In a packed Clark Atlanta University basketball arena, thousands of Atlanta residents, educators, community activists, and celebrities gathered as former Secretary of State Hillary Clinton launched the “African Americans for Hillary” extension of her campaign and lay out the criminal justice portion of her expanding platform.

During the highly anticipated rollout, the Democratic frontrunner endorsed legislation that would ban the use of racial profiling by law enforcement and remove the legal difference between powder cocaine and crack in drug sentencing.

“We have to work together to make sure we keep more non-violent drug offenders out of prison, and we need put and end to private prisons as we know it,” she said during her first campaign stop in Georgia since announcing her bid for the White House.  “As we fix our criminal justice system, we must ensure that people who have paid their debt to society can get a job and contribute to our economy. We must ban the box and start to believe in second chances again.”

The Secretary’s proposal, if put into place, would end law enforcement’s ability to rely on a person’s race when making routine traffic stops, unless there is clear and present evidence linking the person to a crime. In addition, the plan would end the sale of military grade weapons from the Department of Defense to local police departments. The plan would also require all police departments receiving federal funds to ensure the every uniformed officer is equipped with body cameras.

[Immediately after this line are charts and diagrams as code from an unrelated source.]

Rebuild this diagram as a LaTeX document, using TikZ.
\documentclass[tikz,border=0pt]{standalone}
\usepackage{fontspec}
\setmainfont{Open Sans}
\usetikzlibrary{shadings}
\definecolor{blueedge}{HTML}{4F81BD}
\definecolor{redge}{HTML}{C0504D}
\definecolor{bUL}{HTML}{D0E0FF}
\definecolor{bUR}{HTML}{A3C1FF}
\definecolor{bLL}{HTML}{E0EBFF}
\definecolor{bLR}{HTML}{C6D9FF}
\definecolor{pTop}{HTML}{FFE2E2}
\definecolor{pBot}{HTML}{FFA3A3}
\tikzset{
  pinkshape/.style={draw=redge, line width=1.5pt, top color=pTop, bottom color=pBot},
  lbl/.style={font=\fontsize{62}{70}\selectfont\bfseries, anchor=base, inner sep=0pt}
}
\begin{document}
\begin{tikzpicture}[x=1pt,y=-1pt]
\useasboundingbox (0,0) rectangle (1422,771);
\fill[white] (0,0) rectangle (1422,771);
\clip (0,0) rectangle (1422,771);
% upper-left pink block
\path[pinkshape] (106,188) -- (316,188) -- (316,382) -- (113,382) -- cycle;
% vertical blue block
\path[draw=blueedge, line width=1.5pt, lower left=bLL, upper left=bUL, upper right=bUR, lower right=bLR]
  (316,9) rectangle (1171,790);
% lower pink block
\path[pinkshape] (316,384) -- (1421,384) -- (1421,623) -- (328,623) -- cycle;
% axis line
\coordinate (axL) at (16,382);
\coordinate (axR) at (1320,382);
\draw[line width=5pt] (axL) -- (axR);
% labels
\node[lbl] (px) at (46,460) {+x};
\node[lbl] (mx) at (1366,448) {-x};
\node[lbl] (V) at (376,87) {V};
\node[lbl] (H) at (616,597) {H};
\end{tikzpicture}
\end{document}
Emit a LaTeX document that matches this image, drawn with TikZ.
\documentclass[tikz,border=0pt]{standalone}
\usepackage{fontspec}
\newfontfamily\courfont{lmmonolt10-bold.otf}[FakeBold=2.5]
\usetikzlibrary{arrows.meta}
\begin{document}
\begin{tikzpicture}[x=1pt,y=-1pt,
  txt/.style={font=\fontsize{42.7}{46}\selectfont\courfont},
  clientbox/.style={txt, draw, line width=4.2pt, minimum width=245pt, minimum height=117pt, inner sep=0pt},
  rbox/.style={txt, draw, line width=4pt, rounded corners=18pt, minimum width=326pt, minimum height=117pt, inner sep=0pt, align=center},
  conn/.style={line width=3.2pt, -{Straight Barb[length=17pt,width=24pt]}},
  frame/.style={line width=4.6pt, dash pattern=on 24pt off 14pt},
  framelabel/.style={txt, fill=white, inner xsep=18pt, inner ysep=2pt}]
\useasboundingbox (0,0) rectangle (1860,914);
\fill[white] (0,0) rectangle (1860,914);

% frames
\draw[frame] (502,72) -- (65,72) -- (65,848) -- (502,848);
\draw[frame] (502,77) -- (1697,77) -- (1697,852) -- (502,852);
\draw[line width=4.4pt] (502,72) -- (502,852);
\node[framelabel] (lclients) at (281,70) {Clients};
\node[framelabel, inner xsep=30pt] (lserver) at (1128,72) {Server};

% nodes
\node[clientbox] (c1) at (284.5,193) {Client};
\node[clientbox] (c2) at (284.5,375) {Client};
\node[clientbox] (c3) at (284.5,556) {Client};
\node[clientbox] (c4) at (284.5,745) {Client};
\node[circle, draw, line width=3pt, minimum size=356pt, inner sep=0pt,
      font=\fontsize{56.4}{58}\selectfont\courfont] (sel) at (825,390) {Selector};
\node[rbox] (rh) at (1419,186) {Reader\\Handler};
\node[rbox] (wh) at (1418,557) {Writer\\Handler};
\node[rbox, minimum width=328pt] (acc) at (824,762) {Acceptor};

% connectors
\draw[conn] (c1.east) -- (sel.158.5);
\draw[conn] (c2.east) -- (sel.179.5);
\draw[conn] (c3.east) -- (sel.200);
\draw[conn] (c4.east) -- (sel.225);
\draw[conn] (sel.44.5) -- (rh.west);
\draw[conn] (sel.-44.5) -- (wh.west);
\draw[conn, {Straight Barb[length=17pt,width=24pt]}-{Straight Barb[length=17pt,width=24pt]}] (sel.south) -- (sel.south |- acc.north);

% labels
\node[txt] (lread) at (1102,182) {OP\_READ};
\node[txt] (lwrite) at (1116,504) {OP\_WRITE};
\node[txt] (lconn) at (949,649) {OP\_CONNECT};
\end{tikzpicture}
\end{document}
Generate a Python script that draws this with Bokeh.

The plan would fortify the law President Obama signed 2010 that helped close the sentencing disparity of 100-to-1 that exists between crack and powder cocaine. What remains to be seen is if Clinton’s plan would reverse the steep penalties that still exist for current crack-cocaine users.

Hilary Clinton also called for investments in communities of color, greater funding for HCBUs, and mandatory pre-kindergarten education.

During the nearly 40-minute speech, Clinton was interrupted by a group of Black Lives Matter activists. In response to their singing and chanting, she made it clear that she stands with them by emphatically proclaiming, “Yes, indeed black lives matter. Now, now my friend I am going to get to some very important points that actually prove that Black lives do matter, and we have to take action together.” The activists were shouted down by the crowd and were finally taken backstage by the collaboration of secret service, local uniformed law enforcement, and Hillary supporters in the audience.

Hilary Clinton was joined at the event by Civil Rights icon and US. Congressman John Lewis who introduced her. Lewis told the crowd: “When things get tough, Hillary doesn’t back down. She is a fighter for America’s criminal justice system. She is a fighter for America’s families. And she is a fighter for America’s students.”

Later Friday, she was scheduled to address an NAACP banquet in Charleston, South Carolina. It is the organization’s first annual banquet since the April killing of Walter Scott, a black man shot by a white North Charleston police officer who was later fired and charged with murder, and the June massacre at Charleston’s Emanuel African Methodist Episcopal Church, where a white gunman killed a pastor and eight others.

“It may be a bit unusual for somebody running for president to say we need more love and kindness, but that’s exactly what I believe,” Clinton said. “We need to be too busy to hate and too loving to ignore, too loving ever to turn our backs on each other and our country.”